Le Temple de l'oubli
Réaliser un grand succès d'édition avec une première BD n'est pas l'apanage de tout le monde. La difficulté était sans doute encore plus grande au début des années 80, dans un univers éditorial plutôt frileux. C'est pourtant ce qui est arrivé au duo Le Tendre Loisel avec La Conque de Ramor, premier tome de La Quête de l'oiseau du temps. Sans avoir assis ses auteurs sur des pétales de roses, elle leur a certainement fourni l'assurance, et accru leur exigence, à l'heure de la publication du Temple de l'oubli, deuxième tome de la série, sorti en 1984. La confirmation n'a pas tardé, et ce deuxième volet a extrait la série de la réussite anecdotique pour la promouvoir au rang des grands succès de l'époque. Une ascension irrésistible, comparable à l'évolution de La Quête elle-même, tirée vers le haut par le talent croissant de ses auteurs. Souvenez-vous...

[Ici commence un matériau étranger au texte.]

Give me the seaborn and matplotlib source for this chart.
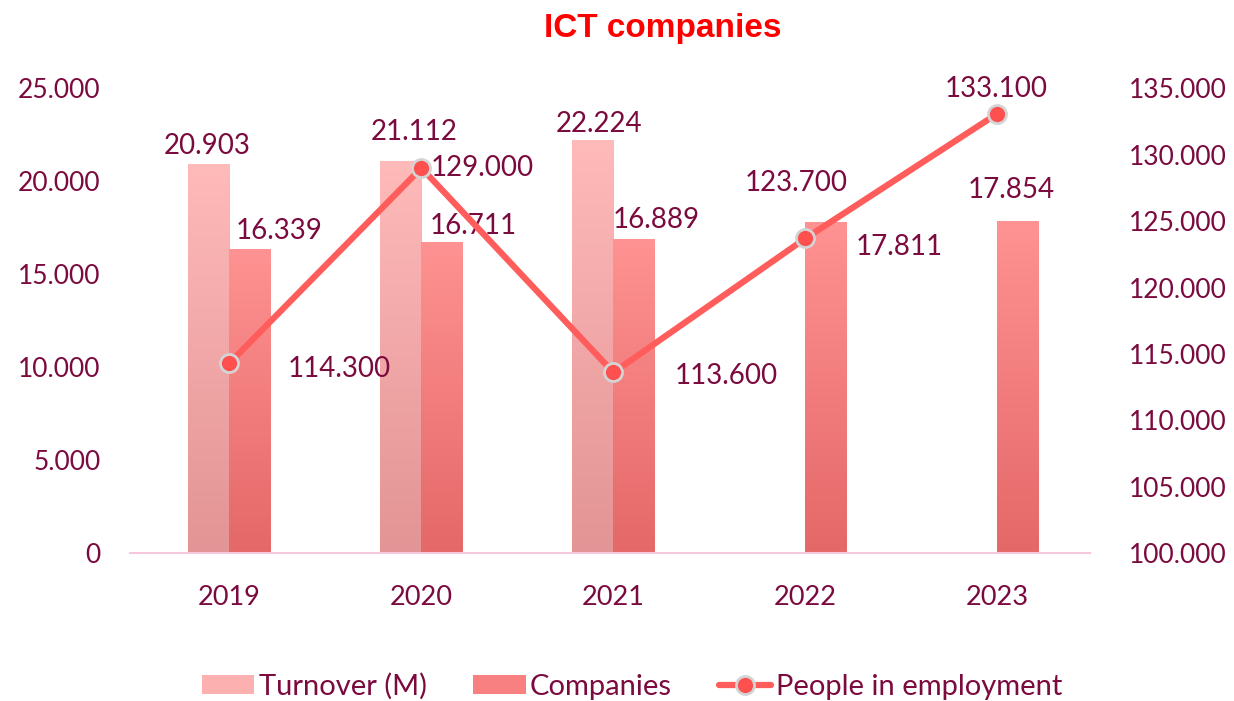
import numpy as np
import pandas as pd
import matplotlib
matplotlib.use("Agg")
import matplotlib.pyplot as plt
import seaborn as sns
from matplotlib.colors import LinearSegmentedColormap
from matplotlib.patches import Patch
from matplotlib.lines import Line2D
from matplotlib.ticker import FuncFormatter, MultipleLocator

# ── data ─────────────────────────────────────────────────────────────────────
years      = ["2019", "2020", "2021", "2022", "2023"]
turnover   = [20903, 21112, 22224, np.nan, np.nan]
companies  = [16339, 16711, 16889, 17811, 17854]
employment = [114300, 129000, 113600, 123700, 133100]

TXT = "#7b0a3e"
LINE = "#ff5c5c"

sns.set_theme(style="white")
plt.rcParams["font.family"] = ["Lato", "DejaVu Sans"]


def dotfmt(v, _=None):
    return f"{v:,.0f}".replace(",", ".")


def gradient_fill(ax, patch, top, bottom):
    x0, y0 = patch.get_x(), patch.get_y()
    w, h = patch.get_width(), patch.get_height()
    cmap = LinearSegmentedColormap.from_list("g", [bottom, top])
    grad = np.linspace(0, 1, 256).reshape(-1, 1)
    im = ax.imshow(grad, extent=[x0, x0 + w, y0, y0 + h], origin="lower",
                   aspect="auto", cmap=cmap, zorder=patch.get_zorder())
    im.set_clip_path(patch)
    patch.set_facecolor("none")


df = pd.DataFrame({
    "year": years * 2,
    "series": ["Turnover (M)"] * len(years) + ["Companies"] * len(years),
    "value": turnover + companies,
})

fig = plt.figure(figsize=(12.34, 7.01), dpi=100)
ax = fig.add_axes([0.105, 0.211, 0.778, 0.663])

sns.barplot(data=df.dropna(), x="year", y="value", hue="series", order=years,
            hue_order=["Turnover (M)", "Companies"],
            palette=["#fdb0b0", "#fa8585"], width=0.43, saturation=1,
            legend=False, ax=ax, linewidth=0)

grads = [("#ffbaba", "#e39494"), ("#ff9292", "#e56868")]
# per-year label offsets in pixels (dx, dy)
off_turn = {0: (-2, 18), 1: (13, 29), 2: (6, 16)}
off_comp = {0: (29, 18), 1: (31, 16), 2: (22, 19), 3: (73, -25), 4: (-7, 31)}
for cont, (top, bot), offs in zip(ax.containers, grads, [off_turn, off_comp]):
    for p in cont.patches:
        if np.isnan(p.get_height()) or p.get_height() == 0:
            continue
        gradient_fill(ax, p, top, bot)
        xc = p.get_x() + p.get_width() / 2
        i = int(round(xc))
        dx, dy = offs[i]
        ax.annotate(dotfmt(p.get_height()), (xc, p.get_height()),
                    xytext=(dx, dy), textcoords="offset pixels",
                    ha="center", va="center", fontsize=20, color=TXT)

ax.set_xlim(-0.52, 4.48)
ax.set_ylim(0, 25000)
ax.yaxis.set_major_locator(MultipleLocator(5000))
ax.yaxis.set_major_formatter(FuncFormatter(dotfmt))
ax.set_xlabel("")
ax.set_ylabel("")
for s in ["left", "right", "top"]:
    ax.spines[s].set_visible(False)
ax.spines["bottom"].set_color("#f6c6dc")
ax.spines["bottom"].set_linewidth(1.5)
ax.tick_params(axis="y", length=0, pad=21, labelsize=19, labelcolor=TXT)
ax.tick_params(axis="x", length=0, pad=23, labelsize=19.5, labelcolor=TXT)

# ── line on secondary axis ───────────────────────────────────────────────────
ax2 = ax.twinx()
xs = np.arange(len(years))
sns.lineplot(x=xs, y=employment, ax=ax2, color=LINE, linewidth=4.5,
             marker="o", markersize=13, markerfacecolor="#ff5050",
             markeredgecolor="#d4d4d4", markeredgewidth=2)
off_emp = [(110, -6), (61, 0), (113, -4), (-9, 55), (-1, 25)]
for x, v, (dx, dy) in zip(xs, employment, off_emp):
    ax2.annotate(dotfmt(v), (x, v), xytext=(dx, dy), textcoords="offset pixels",
                 ha="center", va="center", fontsize=20, color=TXT)
ax2.set_ylim(100000, 135000)
ax2.yaxis.set_major_locator(MultipleLocator(5000))
ax2.yaxis.set_major_formatter(FuncFormatter(dotfmt))
ax2.tick_params(axis="y", length=0, pad=28, labelsize=19, labelcolor=TXT)
for s in ["left", "right", "top", "bottom"]:
    ax2.spines[s].set_visible(False)
ax2.grid(False)
ax.grid(False)

fig.text(0.537, 0.96, "ICT companies", ha="center", va="center",
         fontsize=24, fontweight="bold", color="#ff0000",
         family=["Liberation Sans", "DejaVu Sans"])

handles = [
    Patch(facecolor="#fdb0b0", edgecolor="none"),
    Patch(facecolor="#f98080", edgecolor="none"),
    Line2D([0], [0], color=LINE, lw=4.5, marker="o", markersize=13,
           markerfacecolor="#ff5050", markeredgecolor="#d4d4d4", markeredgewidth=2),
]
fig.legend(handles, ["Turnover (M)", "Companies", "People in employment"],
           loc="center", bbox_to_anchor=(0.512, 0.021), ncol=3, frameon=False,
           fontsize=21, labelcolor=TXT, handlelength=1.8, handleheight=0.6,
           handletextpad=0.15, columnspacing=1.6, borderpad=0.1)

fig.savefig("out.png", dpi=100)
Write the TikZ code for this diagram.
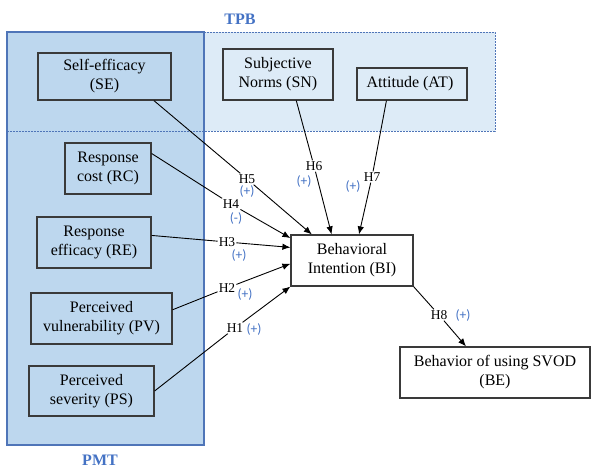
\documentclass[tikz,border=0pt]{standalone}
\usepackage{fontspec}
\setmainfont{Liberation Serif}
\newfontfamily\signfont{Carlito}
\usetikzlibrary{arrows.meta}

\definecolor{pmtfill}{HTML}{BDD7EE}
\definecolor{tpbfill}{HTML}{DDEBF7}
\definecolor{frameblue}{HTML}{4F75B8}
\definecolor{labelblue}{HTML}{4472C4}
\definecolor{boxline}{HTML}{3A3A3A}

\begin{document}
\begin{tikzpicture}[x=1pt, y=-1pt,
        var/.style={draw=boxline, line width=1.2pt, align=center, inner sep=2pt, font=\fontsize{16}{19}\selectfont},
        hyp/.style={inner sep=1pt, font=\fontsize{13.5}{13.5}\selectfont},
        sign/.style={inner sep=0pt, text=labelblue, font=\signfont\fontsize{13.5}{13.5}\selectfont},
        region/.style={text=labelblue, font=\fontsize{16}{16}\selectfont\bfseries},
        link/.style={line width=0.9pt, -{Latex[length=8pt,width=6.5pt]}}]
        \useasboundingbox (0, 0) rectangle (592, 468);

        \fill[tpbfill] (7, 32) rectangle (495, 131);
        \draw[frameblue, line width=1.5pt, fill=pmtfill] (7, 32) rectangle (204, 445);
        \draw[frameblue, line width=0.8pt, dash pattern=on 2pt off 1pt] (204, 32) -- (495, 32) -- (495, 131) -- (7, 131);

        \node[region] (tpb) at (240, 19) { TPB };
        \node[region] (pmt) at (100, 460) { PMT };

        \node[var, minimum width=133, minimum height=47] (se) at (104.5, 76.5) { Self-efficacy\\(SE) };
        \node[var, minimum width=110, minimum height=51] (sn) at (278, 74.5) { Subjective\\Norms (SN) };
        \node[var, minimum width=110, minimum height=32] (att) at (412, 84) { Attitude (AT) };
        \node[var, minimum width=86, minimum height=51] (rc) at (108, 168.5) { Response\\cost (RC) };
        \node[var, minimum width=114, minimum height=51] (re) at (94, 242.5) { Response\\efficacy (RE) };
        \node[var, minimum width=141, minimum height=51] (pv) at (101.5, 318.5) { Perceived\\vulnerability (PV) };
        \node[var, minimum width=125, minimum height=50] (ps) at (91.5, 391) { Perceived\\severity (PS) };
        \node[var, minimum width=122, minimum height=51] (bi) at (352, 260.5) { Behavioral\\Intention (BI) };
        \node[var, minimum width=190, minimum height=51] (be) at (495, 372.5) { Behavior of using SVOD\\(BE) };

        \node[hyp] (h5) at (247, 179) { H5 };
        \node[sign] (s5) at (247, 191) { (+) };
        \node[hyp] (h4) at (231, 204) { H4 };
        \node[sign] (s4) at (236, 218) { (-) };
        \node[hyp] (h3) at (227, 242) { H3 };
        \node[sign] (s3) at (239, 255) { (+) };
        \node[hyp] (h2) at (227, 288) { H2 };
        \node[sign] (s2) at (245, 294) { (+) };
        \node[hyp] (h1) at (235, 328) { H1 };
        \node[sign] (s1) at (254, 329) { (+) };
        \node[hyp] (h6) at (314, 166) { H6 };
        \node[sign] (s6) at (304, 181) { (+) };
        \node[hyp] (h7) at (372, 177) { H7 };
        \node[sign] (s7) at (353, 186) { (+) };
        \node[hyp] (h8) at (439, 315) { H8 };
        \node[sign] (s8) at (463, 315) { (+) };

        \draw[link] (se.-26) -- (h5) -- (bi.147);
        \draw[link] (rc.19) -- (h4) -- (bi.160);
        \draw[link] (re.7) -- (h3) -- (bi.168);
        \draw[link] (pv.7) -- (h2) -- (bi.183);
        \draw[link] (ps.east) -- (h1) -- (bi.south west);
        \draw[link] (sn.-55) -- (h6) -- (bi.128);
        \draw[link] (att.213) -- (h7) -- (bi.75);
        \draw[link] (bi.south east) -- (h8) -- (be.138);

    \end{tikzpicture}
\end{document}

"La magie déchire Akbar ! Elle nous séduit... nous illusionne..."
Bragon, Pélisse et l'Inconnnu ont ramené la conque de Ramor, chèrement conquise auprès des gris grelets, à Mara. Mais afin de l'étudier, la sorcière a besoin de plus de temps qu'il n'en reste jusqu'à la libération du dieu de la conque, qui sonnerait la fin du monde d'Akbar. Aussi tente-elle de persuader Bragon de partir à la recherche de l'oiseau du temps. Bragon accepte sans mal, le nombre des années, n'ayant guère émoussé sa passion pour Mara, passion qu'il reporte désormais sur la jolie et jeune frimousse de Pélisse.
Mais il y a un hic, ou plutôt deux. Le premier, c'est que l'emplacement de l'oiseau du temps n'est indiqué que sur des runes situées au coeur du temple de l'oubli, dont nul n'est jamais ressorti vivant, pas même les Jaisirs qui en gardent l'entrée. Le deuxième hic est que, pour s'assurer la réussite de son entreprise, Mara a choisi à Bragon un coéquipier dont celui-ci aurait bien voulu se passer: Bodias, le Prince-sorcier de la Marche des mille verts, celui-là même qui ravit le coeur de Mara dans la jeunesse de Bragon. Et pour ne rien arranger, les jaisirs semblent bien peu disposés à laisser Bragon entrer en posession des runes du temple. Dans ce contexte, leur alliance avec Bulrog, désormais ennemi notoire de Bragon, n'est pas pour faciliter la tâche à notre chevalier...
"...Pour mieux nous asservir... Mieux nous perdre."
Dans ce deuxième volume, le mystère s'épaissit : maintenant que la conque est entre les mains de Mara, se pose la question de ses réelles intentions. Et même si cette question est reléguée au second plan par l'aventure de Bragon et de ses compagnons, le personnage de Mara, n'apparaissant qu'au détour de petites vignettes ombreuses, prend désormais une dimension inquiétante. Cette impression est relayée dans toute l'aventure par les imprécations de Fjel ou de Bodias, chez lesquels la mort s'accompagne d'un sursaut de lucidité (et réciproquement). De même, l'étrange pouvoir du fourreux et son association quasi-symbiotique avec Pélisse projettent de nouvelles zones d'ombre sur l'apparente évidence. Ce tome est également caractérisé par un final tragique éblouissant, marqué par la disparition prématurée de Bodias (et incidemment de la Marche des mille verts), auquel on commençait tout juste à s'attacher après l'avoir copieusement détesté pendant la première moitié du tome. En somme plus l'aventure progresse, plus Bragon s'insinue en nous. Le talent de Le Tendre s'affirme plus que jamais, et l'intrigue générale de La Quête, tout juste ébauchée dans La Conque de Ramor, déploit ici toute son envergure.
Du point de vue du dessin, Le Temple de l'oubli marque une transition, notamment dans les décors et les prises de vue : Loisel enrichit ses planches de grandes vignettes et se ménage des perspectives pharaoniques, notamment dans le décor de Numûr qui n'est pas sans rappeler localement le trait de Moebius. Malgré quelques planches un peu fouillis, étrangement disséminées dans tout l'ablum, Le Temple de l'oubli présage le dessin futur de Loisel avec des traits plus fins et plus assurés. La mise en couleur suit la même évolution avec, deci-delà, des planches d'une densité rarement égalée depuis. La diversité des paysages, et leur abolue précision donnent à Akbar une épaisseur et une réalité qui prendront tout leur sens dans Le Rige et L'Oeuf des ténèbres.